Tedros called on countries with enough vaccines to cover their populations ‘many times over’ to make immediate donations to COVAX. More broadly, it is vital to explore every option for boosting production – including voluntary licenses, technology pools and the waver of certain intellectual property provisions and to invest in local vaccine manufacturing.
WHO will continue to provide technical assistance and add manufacturing bases across Africa, Asia and Latin America, Tedros said.
Never in its 75-year history has the role of the United Nations been more important. “We cannot defeat this virus one country at a time,” he said. “We can only do it with a coordinated global effort, based on the principles of solidarity, equity and sharing.”
Ngozi Okonjo-Iweala, Director General of the World Trade Organization (WTO), called such disparities ‘morally unconscionable’. Addressing inequity is a task that confronts the world with daunting technical, logistical, policy and political hurdles.
However, they can be overcome in a practical, empirically informed manner.
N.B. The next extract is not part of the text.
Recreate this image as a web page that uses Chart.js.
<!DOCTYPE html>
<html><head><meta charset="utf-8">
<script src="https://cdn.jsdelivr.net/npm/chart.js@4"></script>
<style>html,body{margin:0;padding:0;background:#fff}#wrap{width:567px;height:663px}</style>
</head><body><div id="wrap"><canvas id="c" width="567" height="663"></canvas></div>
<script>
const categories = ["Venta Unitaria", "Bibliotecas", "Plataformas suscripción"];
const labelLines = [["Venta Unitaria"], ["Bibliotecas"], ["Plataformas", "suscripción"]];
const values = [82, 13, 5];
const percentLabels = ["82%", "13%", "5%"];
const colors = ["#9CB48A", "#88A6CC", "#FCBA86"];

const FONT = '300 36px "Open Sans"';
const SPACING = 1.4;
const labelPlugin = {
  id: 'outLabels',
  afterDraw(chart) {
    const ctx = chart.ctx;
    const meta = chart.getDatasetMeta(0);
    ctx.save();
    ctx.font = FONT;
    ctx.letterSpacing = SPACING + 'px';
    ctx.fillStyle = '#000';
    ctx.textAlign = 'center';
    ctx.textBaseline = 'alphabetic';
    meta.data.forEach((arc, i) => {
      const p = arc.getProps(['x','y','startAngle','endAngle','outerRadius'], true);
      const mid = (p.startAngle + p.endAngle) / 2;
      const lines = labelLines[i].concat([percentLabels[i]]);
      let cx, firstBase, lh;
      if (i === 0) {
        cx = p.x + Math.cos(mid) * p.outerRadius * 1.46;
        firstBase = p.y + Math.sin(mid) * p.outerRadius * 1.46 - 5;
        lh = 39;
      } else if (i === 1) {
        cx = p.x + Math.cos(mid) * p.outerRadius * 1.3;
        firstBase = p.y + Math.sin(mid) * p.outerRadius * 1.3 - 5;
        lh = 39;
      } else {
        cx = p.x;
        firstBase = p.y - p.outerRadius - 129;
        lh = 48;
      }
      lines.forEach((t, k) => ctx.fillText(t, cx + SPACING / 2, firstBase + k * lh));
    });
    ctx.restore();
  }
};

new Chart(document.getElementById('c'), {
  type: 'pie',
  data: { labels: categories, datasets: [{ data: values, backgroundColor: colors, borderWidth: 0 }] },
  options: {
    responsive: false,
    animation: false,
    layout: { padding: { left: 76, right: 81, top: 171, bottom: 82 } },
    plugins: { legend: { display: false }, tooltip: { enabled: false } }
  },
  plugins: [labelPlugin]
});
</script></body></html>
While she said the impulse to conserve supply is understandable, securing personal safety is not enough.”We must find a way to share”, she insisted.
A recent WTO vaccine equity event had some encouraging takeaways, she said, making clear that there is untapped potential in developing countries to ramp up production, and that resources are available to bankroll such investment. WTO members have reduced export restrictions from 109 in nearly 90 countries, to 51 in 62 countries, and with pragmatic engagement, she said they can find ways to bridge intellectual property rights concerns.
Volkan Bozkir, President of the General Assembly, emphasized: “No topic is as relevant or pertinent to the world today as that of vaccines,” while acknowledging: “Our efforts have not been perfect.”
He stressed that “we must finish what we have started”, pressing Governments to recommit to the principles of human solidarity and cooperation. The progress made to date is the result of countries working with hundreds of companies and thousands of scientists — ‘multilateralism at its finest’ — he said.
With a view to ensuring the goal of ‘vaccines for all’, Bozkir said, Member States should extend resources to COVAX; invest in vaccine research, production and distribution; donate vaccines to countries in need; and tackle misinformation to ensure that everyone is educated on the benefits of inoculation.
“It is the job of the United Nations and its Member States to act on these demands,” he stressed.